The share capital amounts to Euro 37,126,927.50 (thirty-seven million, one hundred and twenty-six thousand, nine hundred and twenty-seven euros and fifty cents) and is divided into 15,494,590 (fifteen million, four hundred and ninety-four thousand, five hundred and ninety) Ordinary Shares with no indication of par value.
The increase in share capital is resolved by the Extraordinary Shareholders' Meeting in the form and manner established by law; the rules and conditions relating to the issue of the new shares, the date and method of payments (where not bindingly within the competence of the Extraordinary Shareholders' Meeting) are determined by the Board of Directors.

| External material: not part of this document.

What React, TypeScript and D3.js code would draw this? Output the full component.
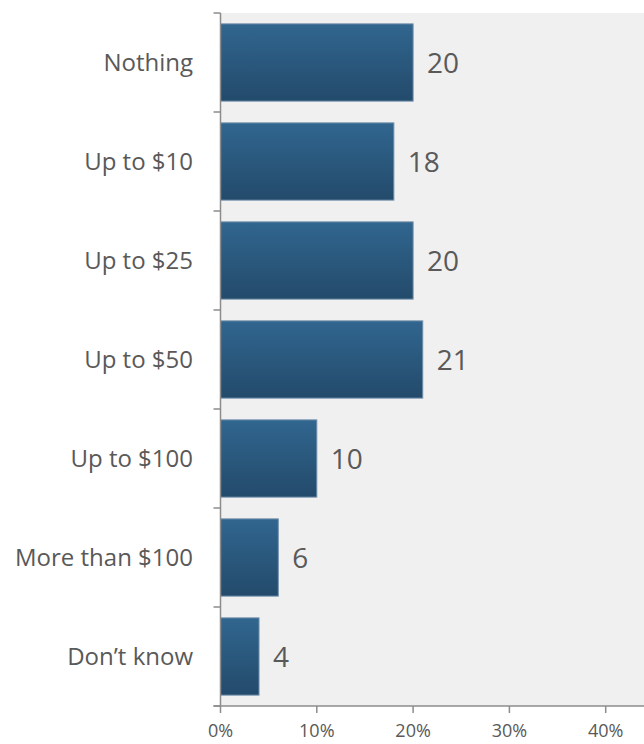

In the event of a capital increase, newly issued shares may be allocated in an amount that is not proportional to the contributions, subject to the consent of the shareholders concerned. The resolution to increase the share capital, passed with the majorities pursuant to articles 2368 and 2369 of the Italian Civil Code, may exclude the pre-emption right within the limit of 10% (ten percent) of the pre-existing share capital, on condition that the issue price corresponds to the market value of the shares, and this is confirmed in a specific report by an independent auditor or auditing firm.
The allocation of reserves of profits to the employees of the Company or its subsidiaries is allowed, in the form and manner envisaged by law, through the issue of shares to be allocated to them free of charge, in accordance with the first paragraph of Art. 2349 of the Italian Civil Code.
The ordinary shares are subject to the dematerialisation regime pursuant to art. 83- bis et seq. of Legislative Decree 58/1998, and subsequent amendments ("TUF")";
2- to hereby grant the Board of Directors and, on its behalf, the Chairman and the Chief Executive Officer of the company as far as possible, jointly and severally, the broadest powers to carry out all the formalities necessary for the resolution adopted to be registered in the appropriate Register of Companies and to introduce into this resolution any amendments, changes or additions that may be necessary or otherwise required by the competent authorities.